__Goal__: Gather all lines from the material that contain "this".

__Entries provided__:
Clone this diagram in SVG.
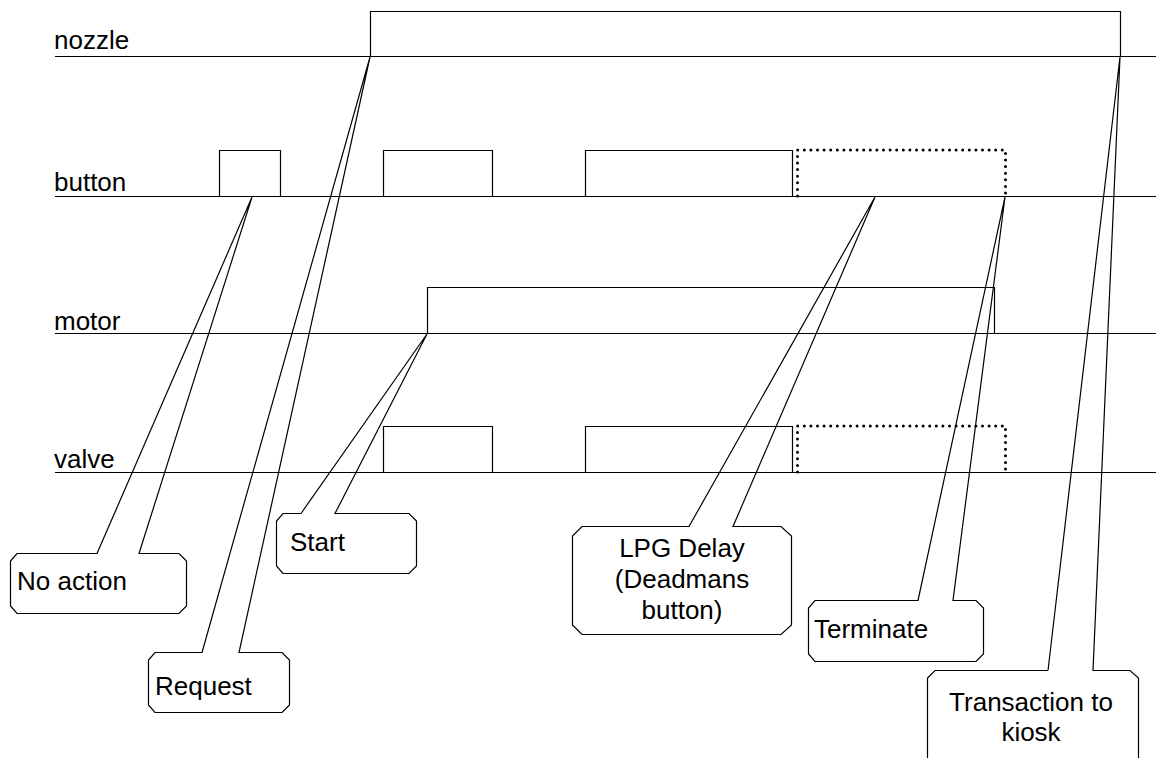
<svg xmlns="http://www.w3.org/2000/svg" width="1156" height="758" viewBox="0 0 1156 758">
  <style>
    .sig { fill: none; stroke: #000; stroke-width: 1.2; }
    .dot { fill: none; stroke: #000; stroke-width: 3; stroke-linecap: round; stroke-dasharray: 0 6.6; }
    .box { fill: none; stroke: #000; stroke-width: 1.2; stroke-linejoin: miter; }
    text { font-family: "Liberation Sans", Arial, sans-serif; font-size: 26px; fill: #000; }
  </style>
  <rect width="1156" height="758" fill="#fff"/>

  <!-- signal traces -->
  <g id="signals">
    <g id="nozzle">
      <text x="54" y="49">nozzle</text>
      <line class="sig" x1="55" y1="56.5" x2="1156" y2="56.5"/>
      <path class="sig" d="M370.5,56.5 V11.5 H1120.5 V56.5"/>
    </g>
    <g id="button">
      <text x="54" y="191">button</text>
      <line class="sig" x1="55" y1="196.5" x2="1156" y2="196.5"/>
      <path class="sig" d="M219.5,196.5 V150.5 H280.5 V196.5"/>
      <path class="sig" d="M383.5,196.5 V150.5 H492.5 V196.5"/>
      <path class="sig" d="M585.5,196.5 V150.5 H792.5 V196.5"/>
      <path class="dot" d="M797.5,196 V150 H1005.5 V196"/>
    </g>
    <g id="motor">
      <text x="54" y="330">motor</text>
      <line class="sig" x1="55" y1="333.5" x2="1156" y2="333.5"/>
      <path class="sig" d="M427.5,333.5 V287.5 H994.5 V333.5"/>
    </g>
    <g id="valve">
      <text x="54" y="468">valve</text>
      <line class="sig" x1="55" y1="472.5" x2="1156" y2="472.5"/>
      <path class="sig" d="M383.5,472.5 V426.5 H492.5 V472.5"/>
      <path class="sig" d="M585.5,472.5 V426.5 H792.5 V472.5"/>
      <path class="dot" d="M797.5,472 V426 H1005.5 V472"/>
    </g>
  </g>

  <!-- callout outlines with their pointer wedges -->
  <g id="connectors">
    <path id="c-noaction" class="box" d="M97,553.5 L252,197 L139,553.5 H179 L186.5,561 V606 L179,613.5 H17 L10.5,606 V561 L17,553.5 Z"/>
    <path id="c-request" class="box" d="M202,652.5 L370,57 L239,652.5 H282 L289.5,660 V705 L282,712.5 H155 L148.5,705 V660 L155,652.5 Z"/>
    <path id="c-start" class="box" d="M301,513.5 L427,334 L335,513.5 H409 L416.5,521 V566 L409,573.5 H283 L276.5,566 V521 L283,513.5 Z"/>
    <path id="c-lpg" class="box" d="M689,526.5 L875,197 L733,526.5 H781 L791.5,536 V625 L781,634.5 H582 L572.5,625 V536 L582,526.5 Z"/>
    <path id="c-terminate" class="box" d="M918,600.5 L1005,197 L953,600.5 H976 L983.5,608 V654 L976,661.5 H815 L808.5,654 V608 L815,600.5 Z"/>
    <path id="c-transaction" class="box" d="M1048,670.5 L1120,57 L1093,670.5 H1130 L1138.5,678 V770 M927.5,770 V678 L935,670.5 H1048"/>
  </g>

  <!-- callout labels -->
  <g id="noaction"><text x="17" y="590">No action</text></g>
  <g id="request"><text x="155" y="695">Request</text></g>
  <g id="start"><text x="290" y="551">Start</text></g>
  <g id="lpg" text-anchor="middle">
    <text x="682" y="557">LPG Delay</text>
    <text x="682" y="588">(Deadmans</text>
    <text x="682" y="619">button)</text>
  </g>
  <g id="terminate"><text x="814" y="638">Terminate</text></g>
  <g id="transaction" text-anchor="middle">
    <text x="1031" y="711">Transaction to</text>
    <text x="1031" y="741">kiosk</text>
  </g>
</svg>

--

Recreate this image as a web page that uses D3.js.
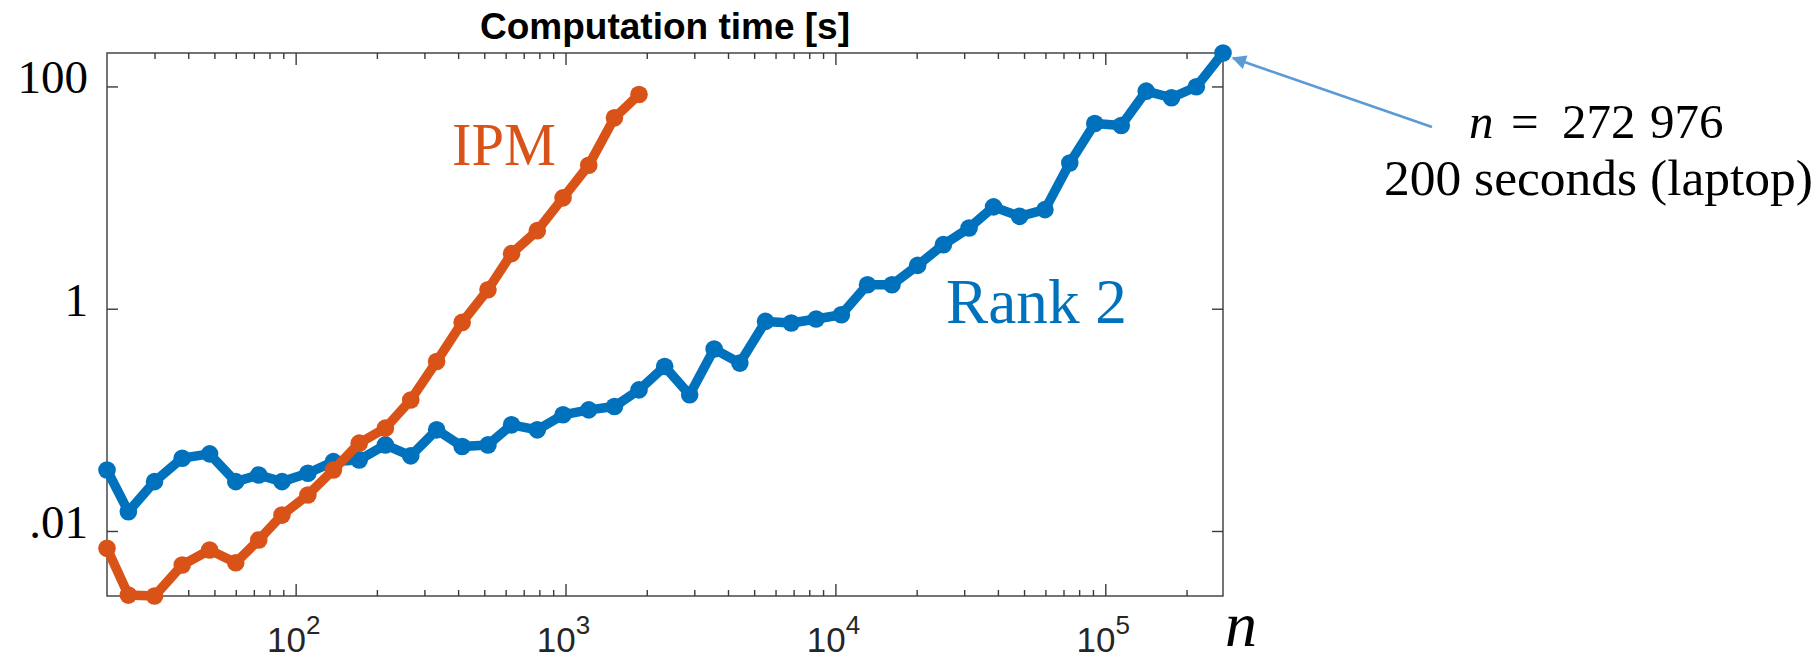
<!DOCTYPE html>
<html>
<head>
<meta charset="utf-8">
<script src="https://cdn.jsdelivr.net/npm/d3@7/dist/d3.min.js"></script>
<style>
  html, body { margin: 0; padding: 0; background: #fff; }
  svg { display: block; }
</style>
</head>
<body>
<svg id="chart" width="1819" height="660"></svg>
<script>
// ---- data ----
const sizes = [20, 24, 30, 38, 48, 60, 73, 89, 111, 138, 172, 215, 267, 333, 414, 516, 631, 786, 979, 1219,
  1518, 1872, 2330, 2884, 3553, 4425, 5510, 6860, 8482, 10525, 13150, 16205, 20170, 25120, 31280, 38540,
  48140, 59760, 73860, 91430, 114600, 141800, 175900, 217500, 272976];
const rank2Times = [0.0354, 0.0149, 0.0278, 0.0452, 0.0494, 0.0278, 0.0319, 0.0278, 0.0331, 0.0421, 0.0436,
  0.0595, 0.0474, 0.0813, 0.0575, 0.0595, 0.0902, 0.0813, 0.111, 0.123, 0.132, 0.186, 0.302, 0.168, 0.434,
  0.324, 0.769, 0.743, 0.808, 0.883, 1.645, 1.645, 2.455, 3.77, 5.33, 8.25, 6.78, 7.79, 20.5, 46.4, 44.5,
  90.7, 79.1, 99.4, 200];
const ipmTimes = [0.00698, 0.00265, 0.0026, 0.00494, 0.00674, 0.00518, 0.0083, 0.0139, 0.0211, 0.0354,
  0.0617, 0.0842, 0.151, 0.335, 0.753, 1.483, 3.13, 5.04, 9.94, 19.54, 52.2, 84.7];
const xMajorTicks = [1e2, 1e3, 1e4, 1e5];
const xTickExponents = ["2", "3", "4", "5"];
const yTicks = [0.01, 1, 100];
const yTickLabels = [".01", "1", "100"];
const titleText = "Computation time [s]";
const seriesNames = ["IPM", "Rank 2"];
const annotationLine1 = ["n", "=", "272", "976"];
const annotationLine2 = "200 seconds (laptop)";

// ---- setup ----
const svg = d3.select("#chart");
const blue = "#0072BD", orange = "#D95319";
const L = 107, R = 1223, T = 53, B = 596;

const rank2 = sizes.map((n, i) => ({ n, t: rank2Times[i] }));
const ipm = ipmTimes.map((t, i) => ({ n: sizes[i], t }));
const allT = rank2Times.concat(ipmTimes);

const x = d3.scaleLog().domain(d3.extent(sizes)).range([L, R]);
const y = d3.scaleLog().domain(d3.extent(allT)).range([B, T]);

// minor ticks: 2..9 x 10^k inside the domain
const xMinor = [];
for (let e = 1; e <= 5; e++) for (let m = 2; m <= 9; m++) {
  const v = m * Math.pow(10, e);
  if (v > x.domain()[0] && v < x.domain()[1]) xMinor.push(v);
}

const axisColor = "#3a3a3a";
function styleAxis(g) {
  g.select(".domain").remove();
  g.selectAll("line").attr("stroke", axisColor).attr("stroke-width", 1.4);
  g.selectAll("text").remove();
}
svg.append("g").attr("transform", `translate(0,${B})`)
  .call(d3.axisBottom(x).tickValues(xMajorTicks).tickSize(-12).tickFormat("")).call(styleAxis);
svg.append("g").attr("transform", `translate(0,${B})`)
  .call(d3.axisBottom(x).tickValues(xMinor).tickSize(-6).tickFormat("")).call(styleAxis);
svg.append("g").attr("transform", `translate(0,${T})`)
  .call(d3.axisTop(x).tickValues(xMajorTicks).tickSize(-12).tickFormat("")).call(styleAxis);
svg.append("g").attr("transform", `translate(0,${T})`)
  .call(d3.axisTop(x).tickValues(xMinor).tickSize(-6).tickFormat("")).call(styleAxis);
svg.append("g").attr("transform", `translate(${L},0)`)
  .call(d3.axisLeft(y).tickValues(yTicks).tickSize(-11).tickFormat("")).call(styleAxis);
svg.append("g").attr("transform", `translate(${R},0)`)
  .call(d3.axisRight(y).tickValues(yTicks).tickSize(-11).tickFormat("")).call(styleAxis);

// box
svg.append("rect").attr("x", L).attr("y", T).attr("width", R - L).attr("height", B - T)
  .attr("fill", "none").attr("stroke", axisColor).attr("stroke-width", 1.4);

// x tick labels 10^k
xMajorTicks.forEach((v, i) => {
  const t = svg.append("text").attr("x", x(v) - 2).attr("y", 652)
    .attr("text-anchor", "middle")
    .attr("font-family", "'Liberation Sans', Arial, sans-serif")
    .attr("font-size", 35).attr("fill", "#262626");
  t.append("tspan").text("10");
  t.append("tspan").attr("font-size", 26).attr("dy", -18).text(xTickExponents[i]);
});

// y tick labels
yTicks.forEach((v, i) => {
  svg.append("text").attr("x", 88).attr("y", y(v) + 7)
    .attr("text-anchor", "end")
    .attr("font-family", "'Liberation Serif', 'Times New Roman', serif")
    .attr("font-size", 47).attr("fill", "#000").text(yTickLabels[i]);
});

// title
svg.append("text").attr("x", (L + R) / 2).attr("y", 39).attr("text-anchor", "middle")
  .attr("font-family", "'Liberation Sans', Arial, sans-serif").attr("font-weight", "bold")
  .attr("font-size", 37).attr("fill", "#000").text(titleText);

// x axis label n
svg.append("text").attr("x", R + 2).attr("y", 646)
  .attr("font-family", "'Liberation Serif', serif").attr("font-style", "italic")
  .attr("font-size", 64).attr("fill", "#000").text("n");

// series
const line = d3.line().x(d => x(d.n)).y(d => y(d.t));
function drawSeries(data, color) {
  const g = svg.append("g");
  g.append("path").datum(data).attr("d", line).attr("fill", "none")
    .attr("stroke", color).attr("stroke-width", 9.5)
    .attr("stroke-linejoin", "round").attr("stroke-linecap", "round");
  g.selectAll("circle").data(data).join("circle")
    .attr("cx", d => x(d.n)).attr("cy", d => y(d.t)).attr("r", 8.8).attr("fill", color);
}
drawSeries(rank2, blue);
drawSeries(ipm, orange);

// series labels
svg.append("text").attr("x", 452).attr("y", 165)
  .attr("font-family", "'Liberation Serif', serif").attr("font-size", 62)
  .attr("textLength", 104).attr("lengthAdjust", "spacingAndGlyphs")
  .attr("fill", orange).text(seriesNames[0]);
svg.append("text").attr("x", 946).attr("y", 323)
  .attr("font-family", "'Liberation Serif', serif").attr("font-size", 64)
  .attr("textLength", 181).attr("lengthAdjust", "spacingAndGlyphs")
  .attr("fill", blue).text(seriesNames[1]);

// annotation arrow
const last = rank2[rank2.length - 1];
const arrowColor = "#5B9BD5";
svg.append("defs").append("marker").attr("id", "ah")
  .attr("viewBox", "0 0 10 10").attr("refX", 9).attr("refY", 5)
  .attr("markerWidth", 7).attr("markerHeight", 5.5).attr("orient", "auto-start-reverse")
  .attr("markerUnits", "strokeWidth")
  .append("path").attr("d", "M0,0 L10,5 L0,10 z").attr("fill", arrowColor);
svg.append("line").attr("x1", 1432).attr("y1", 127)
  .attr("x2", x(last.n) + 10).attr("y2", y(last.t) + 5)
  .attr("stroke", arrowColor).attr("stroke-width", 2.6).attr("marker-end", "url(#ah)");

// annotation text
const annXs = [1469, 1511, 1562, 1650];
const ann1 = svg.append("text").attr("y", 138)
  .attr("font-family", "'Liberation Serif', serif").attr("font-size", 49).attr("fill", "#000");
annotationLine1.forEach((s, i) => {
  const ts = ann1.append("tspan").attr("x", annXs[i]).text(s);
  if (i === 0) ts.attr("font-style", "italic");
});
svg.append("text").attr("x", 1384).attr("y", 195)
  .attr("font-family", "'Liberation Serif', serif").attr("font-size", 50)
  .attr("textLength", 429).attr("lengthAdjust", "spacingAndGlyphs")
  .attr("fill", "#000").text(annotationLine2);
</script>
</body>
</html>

__Reply to the exercise__:
Clone this diagram in SVG.
Recreate this image as a web page that uses D3.js.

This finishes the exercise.